Many people make money on royalties on photographs they take. This is a popular way to make some extra money on one's work. Companies often pay for specific photos they use in marketing materials.
Of course, online this is a different world. Many royalty free sites popped up enabling people to put photos on their websites free of charge. There often is a watermark containing the site that the photo is from unless one is willing to pay for it.
This is all about to be disrupted by AI.
One individual set up a site that contains nothing but photos of faces that are royalty free. The catch is they are not photos of real people but, rather, generated by an AI system.
The project was put together by Konstantin Zhabinskiy who is the lead product designer. The team took 10,000 photos of 69 models to train the AI system. This is a great deal more labor intensive as compared to just feeding it photos from the Internet but will provide a better learning algorithm.
Zhabinskiy is keen to emphasize that the AI used to generate these images was trained using data shot in-house, rather than using stock media or scraping photographs from the internet. “Such an approach requires thousands of hours of labor, but in the end, it will certainly be worth it!” exclaims an Icons8 blog post. Ivan Braun, the founder of Icons8, says that in total the team took 29,000 pictures of 69 models over the course of three years which it used to train its algorithm.
This is just an example of how quickly things can change. While the photos from this site are a "work in progress" there is no doubt that, over time, the system will produce better content. After this, who knows what could be added to the library. One can imagine the AI being able to create landscape and other commonly used photos after being fed thousands of pictures.
A key part of all this is how the photos are completely free. This is eliminating a potential expense that many companies have when putting together marketing materials. Of course, like most things affected by AI, it could also mean a loss of revenue for many photographers who produce the pictures that are sold.
While we are at it, what about the world of modeling. In this instance, the company used models to train the AI system. However, if they chose the route of feeding it millions of photos from online, this could eliminate this expense (if there was one).
We can already see the idea of using this type of technology for movies. Who is going to be the first AI generated movie star? Does that sound too outlandish? Scooby Doo was not real yet is known by kids all over the world. The same is true for Homer Simpson.
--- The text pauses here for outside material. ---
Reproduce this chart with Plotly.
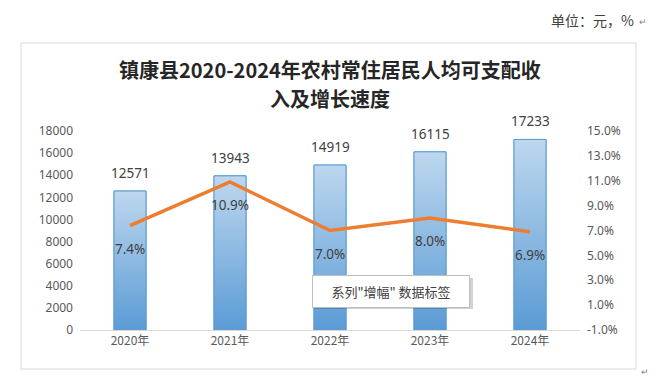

If AI can write the scripts, develop the characters, and film the movie, what is the cost of that? Also, how many more films a year would come out due to this technology. Some might say the loss of connection with the human actors would be a set back but I don't think too many would care. Sure there are ardent fans but most people aren't over the top about a particular actor or actress.
Thus far, the main barrier to this transformation is the quality of what is produced. AI generated music, at this point, still lags that created by humans. We can also see that most of these photos are not quite up to par with what humans are developing.
This, however, is just a timing thing. Give it another year or two and I would expect the AI system to be greatly improved. When that happens, how will it change a variety of industries.
The next decade is going to force us to question a lot of long held beliefs. Does a movie need actual people in it to be highly successful? Will people really care if music is created by a computer instead of humans? Does it matter if the products we consume were fully developed by AI?
These are questions that have more than just technological implications. There is also a financial side to all this which is profound. Who is going to benefit from the AI and the increase in profit margins? How are we going to deal with the fallout of industries getting obliterated, at least from an employment perspective?
All this ties into the idea of "abundance". When something is abundance, the monetary value tends to seep out of it. That is why we have an economy that strives to create scarcity. In this instance, tens of millions of royalty free photos would alter a number of different industries. When that happens, the consumer benefits greatly but the producer tends to suffer.
We already saw this process with information, music, video, and long distance communication. Over the next decade, we are going to see dozen of other situations arise that follow the same path.
It is a rapidly changing world that few are aware of. Sadly, many are going to get their wake up call with the metaphorical slap to the face.